PROBLEM — The listing below should be printed exactly, every line of it. Skip the pictures.

DATASET EXTRACT —

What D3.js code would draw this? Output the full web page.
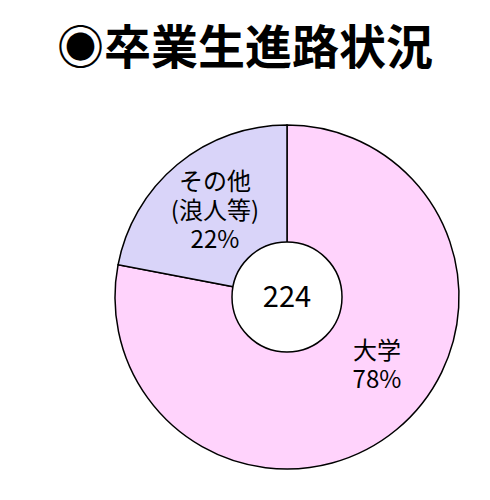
<!DOCTYPE html>
<html>
<head>
<meta charset="utf-8">
<script src="https://cdn.jsdelivr.net/npm/d3@7"></script>
<style>
  body { margin: 0; background: #fff; }
  svg text { font-family: "Noto Sans CJK JP", "Noto Sans", sans-serif; fill: #000; }
</style>
</head>
<body>
<svg id="chart"></svg>
<script>
// data
var categories = ["大学", "その他"];
var labelLines = [["大学"], ["その他", "(浪人等)"]];
var percents = [78, 22];
var totalCount = 224;
var titleText = "◉卒業生進路状況";

var colors = ["#ffd3fc", "#d9d4f9"];

var width = 490, height = 500;
var cx = 287, cy = 297;
var outerR = 172, innerR = 55, labelR = 113;

var svg = d3.select("#chart")
    .attr("width", width)
    .attr("height", height);

svg.append("text")
    .attr("x", 245)
    .attr("y", 64)
    .attr("text-anchor", "middle")
    .style("font-size", "47px")
    .style("font-weight", "bold")
    .text(titleText);

var pie = d3.pie().sort(null).value(function (d) { return d; });
var arcs = pie(percents);

var arc = d3.arc().innerRadius(0).outerRadius(outerR);
var labelArc = d3.arc().innerRadius(labelR).outerRadius(labelR);

var g = svg.append("g")
    .attr("transform", "translate(" + cx + "," + cy + ")");

g.selectAll("path.slice")
    .data(arcs)
    .enter()
    .append("path")
    .attr("class", "slice")
    .attr("d", arc)
    .attr("fill", function (d, i) { return colors[i]; })
    .attr("stroke", "#000")
    .attr("stroke-width", 1.5);

g.append("circle")
    .attr("r", innerR)
    .attr("fill", "#fff")
    .attr("stroke", "#000")
    .attr("stroke-width", 1.5);

g.append("text")
    .attr("text-anchor", "middle")
    .attr("dy", "0.36em")
    .style("font-size", "29px")
    .text(totalCount);

// excel-ish placement: big slice label pulled back toward lower right
var angleShift = [-0.23, 0];
var lineH = 29;

var labels = g.selectAll("text.lbl")
    .data(arcs)
    .enter()
    .append("text")
    .attr("class", "lbl")
    .attr("text-anchor", "middle")
    .style("font-size", "24px")
    .attr("transform", function (d, i) {
        var a = { startAngle: d.startAngle + angleShift[i], endAngle: d.endAngle + angleShift[i] };
        var c = labelArc.centroid(a);
        var n = labelLines[i].length + 1;
        return "translate(" + c[0] + "," + (c[1] - (n - 1) * lineH / 2) + ")";
    });

labels.each(function (d, i) {
    var t = d3.select(this);
    var lines = labelLines[i].concat([percents[i] + "%"]);
    lines.forEach(function (s, k) {
        t.append("tspan")
            .attr("x", 0)
            .attr("y", k * lineH)
            .attr("dy", "0.36em")
            .text(s);
    });
});
</script>
</body>
</html>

WRITTEN RESPONSE —
What D3.js code would draw this? Output the full web page.
<!DOCTYPE html>
<html>
<head>
<meta charset="utf-8">
<script src="https://cdn.jsdelivr.net/npm/d3@7"></script>
<style>
  body { margin: 0; background: #fff; }
  svg text { font-family: "Noto Sans CJK JP", "Noto Sans", sans-serif; fill: #000; }
</style>
</head>
<body>
<svg id="chart"></svg>
<script>
// data
var categories = ["大学", "その他"];
var labelLines = [["大学"], ["その他", "(浪人等)"]];
var percents = [78, 22];
var totalCount = 224;
var titleText = "◉卒業生進路状況";

var colors = ["#ffd3fc", "#d9d4f9"];

var width = 490, height = 500;
var cx = 287, cy = 297;
var outerR = 172, innerR = 55, labelR = 113;

var svg = d3.select("#chart")
    .attr("width", width)
    .attr("height", height);

svg.append("text")
    .attr("x", 245)
    .attr("y", 64)
    .attr("text-anchor", "middle")
    .style("font-size", "47px")
    .style("font-weight", "bold")
    .text(titleText);

var pie = d3.pie().sort(null).value(function (d) { return d; });
var arcs = pie(percents);

var arc = d3.arc().innerRadius(0).outerRadius(outerR);
var labelArc = d3.arc().innerRadius(labelR).outerRadius(labelR);

var g = svg.append("g")
    .attr("transform", "translate(" + cx + "," + cy + ")");

g.selectAll("path.slice")
    .data(arcs)
    .enter()
    .append("path")
    .attr("class", "slice")
    .attr("d", arc)
    .attr("fill", function (d, i) { return colors[i]; })
    .attr("stroke", "#000")
    .attr("stroke-width", 1.5);

g.append("circle")
    .attr("r", innerR)
    .attr("fill", "#fff")
    .attr("stroke", "#000")
    .attr("stroke-width", 1.5);

g.append("text")
    .attr("text-anchor", "middle")
    .attr("dy", "0.36em")
    .style("font-size", "29px")
    .text(totalCount);

// excel-ish placement: big slice label pulled back toward lower right
var angleShift = [-0.23, 0];
var lineH = 29;

var labels = g.selectAll("text.lbl")
    .data(arcs)
    .enter()
    .append("text")
    .attr("class", "lbl")
    .attr("text-anchor", "middle")
    .style("font-size", "24px")
    .attr("transform", function (d, i) {
        var a = { startAngle: d.startAngle + angleShift[i], endAngle: d.endAngle + angleShift[i] };
        var c = labelArc.centroid(a);
        var n = labelLines[i].length + 1;
        return "translate(" + c[0] + "," + (c[1] - (n - 1) * lineH / 2) + ")";
    });

labels.each(function (d, i) {
    var t = d3.select(this);
    var lines = labelLines[i].concat([percents[i] + "%"]);
    lines.forEach(function (s, k) {
        t.append("tspan")
            .attr("x", 0)
            .attr("y", k * lineH)
            .attr("dy", "0.36em")
            .text(s);
    });
});
</script>
</body>
</html>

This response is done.